### WORKING DATA ###

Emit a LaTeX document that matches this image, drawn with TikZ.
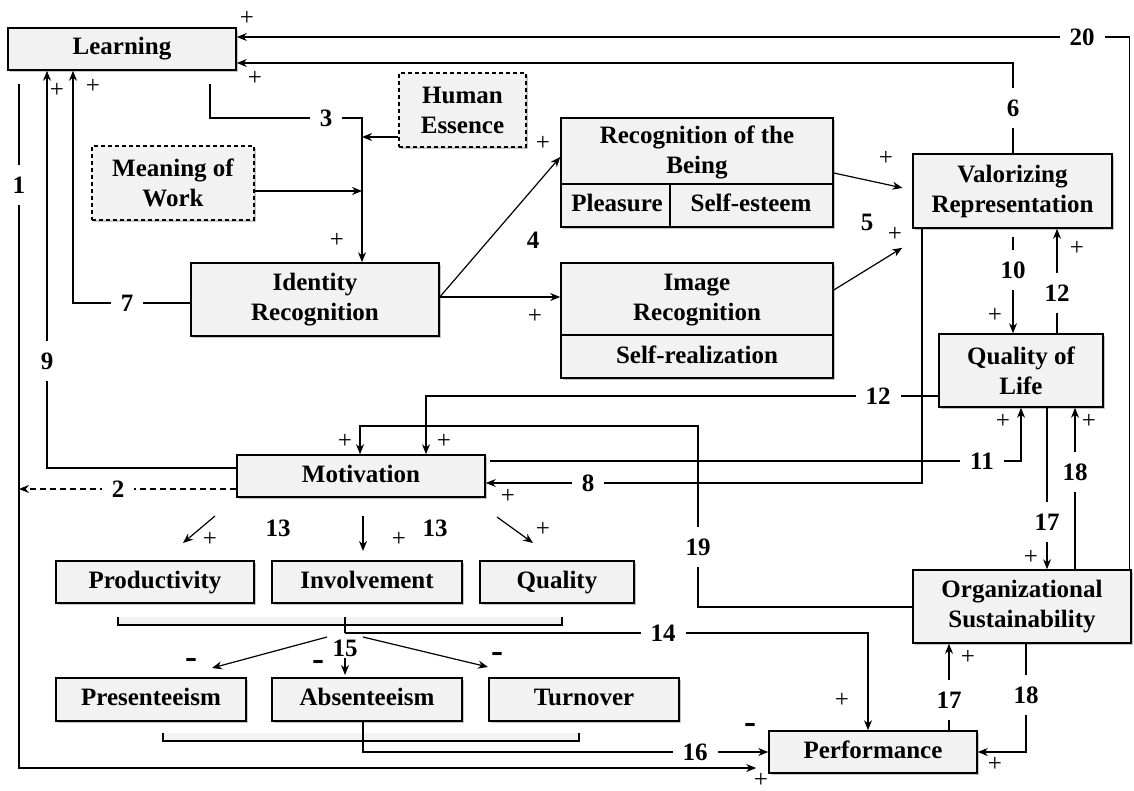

###
### WORKING DATA ###

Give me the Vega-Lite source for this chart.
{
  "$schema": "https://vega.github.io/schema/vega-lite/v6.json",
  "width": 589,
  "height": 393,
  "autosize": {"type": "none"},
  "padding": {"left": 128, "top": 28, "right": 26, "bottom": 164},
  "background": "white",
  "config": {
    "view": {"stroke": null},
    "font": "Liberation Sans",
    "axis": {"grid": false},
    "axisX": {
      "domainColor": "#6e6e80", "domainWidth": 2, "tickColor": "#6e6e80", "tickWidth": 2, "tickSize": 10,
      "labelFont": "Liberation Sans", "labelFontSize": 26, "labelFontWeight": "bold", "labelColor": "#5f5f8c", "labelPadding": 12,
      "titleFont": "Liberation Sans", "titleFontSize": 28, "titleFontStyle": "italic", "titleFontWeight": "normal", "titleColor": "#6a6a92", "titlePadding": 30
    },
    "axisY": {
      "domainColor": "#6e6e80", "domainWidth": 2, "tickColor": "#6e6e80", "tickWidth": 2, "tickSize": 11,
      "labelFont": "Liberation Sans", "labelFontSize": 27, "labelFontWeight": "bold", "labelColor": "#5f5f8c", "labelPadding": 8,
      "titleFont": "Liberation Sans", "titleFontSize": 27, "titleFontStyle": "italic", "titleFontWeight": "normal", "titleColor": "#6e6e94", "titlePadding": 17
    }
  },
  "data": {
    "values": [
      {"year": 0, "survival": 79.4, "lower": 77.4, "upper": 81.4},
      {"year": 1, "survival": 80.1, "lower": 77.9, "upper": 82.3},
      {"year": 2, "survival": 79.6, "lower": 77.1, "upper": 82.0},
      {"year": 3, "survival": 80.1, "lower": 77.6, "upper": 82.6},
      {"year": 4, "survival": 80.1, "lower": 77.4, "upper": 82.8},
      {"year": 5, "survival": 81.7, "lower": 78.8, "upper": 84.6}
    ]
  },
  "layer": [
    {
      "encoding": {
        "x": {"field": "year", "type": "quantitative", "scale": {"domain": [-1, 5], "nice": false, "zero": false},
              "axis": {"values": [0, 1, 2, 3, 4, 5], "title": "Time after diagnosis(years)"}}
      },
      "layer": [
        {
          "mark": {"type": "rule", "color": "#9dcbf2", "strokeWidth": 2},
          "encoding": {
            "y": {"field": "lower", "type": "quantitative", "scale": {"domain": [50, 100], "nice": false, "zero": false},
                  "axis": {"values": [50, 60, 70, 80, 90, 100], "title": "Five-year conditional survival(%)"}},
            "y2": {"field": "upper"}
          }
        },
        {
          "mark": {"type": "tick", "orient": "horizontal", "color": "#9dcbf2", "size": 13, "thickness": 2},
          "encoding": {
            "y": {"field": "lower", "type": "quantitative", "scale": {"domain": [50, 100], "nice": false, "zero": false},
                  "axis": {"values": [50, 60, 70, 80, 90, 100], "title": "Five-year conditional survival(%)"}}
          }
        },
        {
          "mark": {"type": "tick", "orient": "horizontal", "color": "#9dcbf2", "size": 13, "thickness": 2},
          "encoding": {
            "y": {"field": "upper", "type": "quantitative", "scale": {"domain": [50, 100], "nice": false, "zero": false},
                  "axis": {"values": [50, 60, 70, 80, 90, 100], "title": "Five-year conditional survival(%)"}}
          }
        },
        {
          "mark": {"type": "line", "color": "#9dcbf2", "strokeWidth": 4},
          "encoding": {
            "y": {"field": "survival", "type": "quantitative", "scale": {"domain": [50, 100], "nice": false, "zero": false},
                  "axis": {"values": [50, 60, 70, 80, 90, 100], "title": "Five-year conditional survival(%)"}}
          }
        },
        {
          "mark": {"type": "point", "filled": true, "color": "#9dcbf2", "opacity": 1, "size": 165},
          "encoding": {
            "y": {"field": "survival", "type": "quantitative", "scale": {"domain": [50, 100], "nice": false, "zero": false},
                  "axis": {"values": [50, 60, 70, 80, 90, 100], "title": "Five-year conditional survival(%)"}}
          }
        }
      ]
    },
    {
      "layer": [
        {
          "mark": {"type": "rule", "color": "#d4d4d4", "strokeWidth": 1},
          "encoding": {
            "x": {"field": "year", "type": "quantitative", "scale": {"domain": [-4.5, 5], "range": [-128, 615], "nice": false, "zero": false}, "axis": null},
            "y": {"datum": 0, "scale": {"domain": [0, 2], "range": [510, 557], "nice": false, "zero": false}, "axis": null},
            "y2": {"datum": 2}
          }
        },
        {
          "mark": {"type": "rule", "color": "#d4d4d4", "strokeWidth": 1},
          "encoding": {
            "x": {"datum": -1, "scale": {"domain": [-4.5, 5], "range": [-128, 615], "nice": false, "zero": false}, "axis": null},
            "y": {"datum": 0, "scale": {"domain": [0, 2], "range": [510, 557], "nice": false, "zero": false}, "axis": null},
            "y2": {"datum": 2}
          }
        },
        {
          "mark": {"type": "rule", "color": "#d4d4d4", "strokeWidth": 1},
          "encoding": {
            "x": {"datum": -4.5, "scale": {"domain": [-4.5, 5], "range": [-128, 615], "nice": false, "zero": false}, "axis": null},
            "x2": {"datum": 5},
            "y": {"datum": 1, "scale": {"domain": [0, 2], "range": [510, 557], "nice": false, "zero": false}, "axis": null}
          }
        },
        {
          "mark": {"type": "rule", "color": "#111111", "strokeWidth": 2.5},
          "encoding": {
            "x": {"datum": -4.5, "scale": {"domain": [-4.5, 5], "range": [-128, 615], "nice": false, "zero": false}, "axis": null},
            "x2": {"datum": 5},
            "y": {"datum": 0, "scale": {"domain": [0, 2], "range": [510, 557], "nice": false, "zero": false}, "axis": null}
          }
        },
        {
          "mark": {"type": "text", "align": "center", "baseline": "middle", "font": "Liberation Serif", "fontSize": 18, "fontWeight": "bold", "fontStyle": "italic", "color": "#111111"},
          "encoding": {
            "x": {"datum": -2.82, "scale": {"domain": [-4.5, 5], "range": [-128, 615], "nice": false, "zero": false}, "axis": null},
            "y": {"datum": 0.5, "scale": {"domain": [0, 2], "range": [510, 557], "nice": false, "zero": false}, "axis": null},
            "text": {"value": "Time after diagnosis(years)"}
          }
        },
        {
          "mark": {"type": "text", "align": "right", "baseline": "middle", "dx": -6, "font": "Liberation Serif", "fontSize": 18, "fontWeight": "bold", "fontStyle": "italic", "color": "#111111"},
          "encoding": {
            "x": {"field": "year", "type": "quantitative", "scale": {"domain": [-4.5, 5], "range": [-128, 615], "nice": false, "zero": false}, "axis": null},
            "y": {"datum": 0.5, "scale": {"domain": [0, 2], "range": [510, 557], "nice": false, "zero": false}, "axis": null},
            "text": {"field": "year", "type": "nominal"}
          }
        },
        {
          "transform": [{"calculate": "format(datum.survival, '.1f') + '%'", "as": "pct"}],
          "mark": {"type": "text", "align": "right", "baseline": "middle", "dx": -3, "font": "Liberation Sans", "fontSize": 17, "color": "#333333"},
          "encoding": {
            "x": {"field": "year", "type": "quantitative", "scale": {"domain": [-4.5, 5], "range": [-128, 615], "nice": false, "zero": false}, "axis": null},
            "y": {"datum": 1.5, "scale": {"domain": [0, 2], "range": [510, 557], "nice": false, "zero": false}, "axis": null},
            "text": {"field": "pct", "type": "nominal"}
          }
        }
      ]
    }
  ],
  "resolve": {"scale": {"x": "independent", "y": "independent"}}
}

###
### WORKING DATA ###

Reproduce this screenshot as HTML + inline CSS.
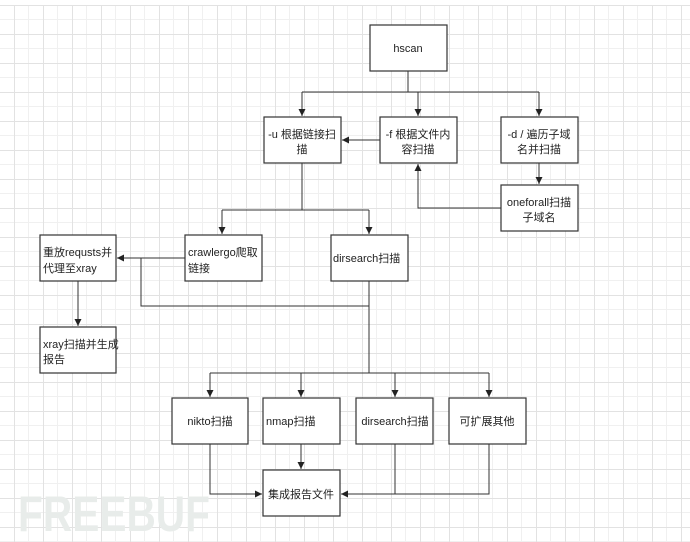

###

● TASK DIRECTIONS: Which lines include the word "this"? Copy every one of them.

● ANSWER:
Emit a LaTeX document that matches this image, drawn with TikZ.
Give me the Vega-Lite source for this chart.
Reproduce this screenshot as HTML + inline CSS.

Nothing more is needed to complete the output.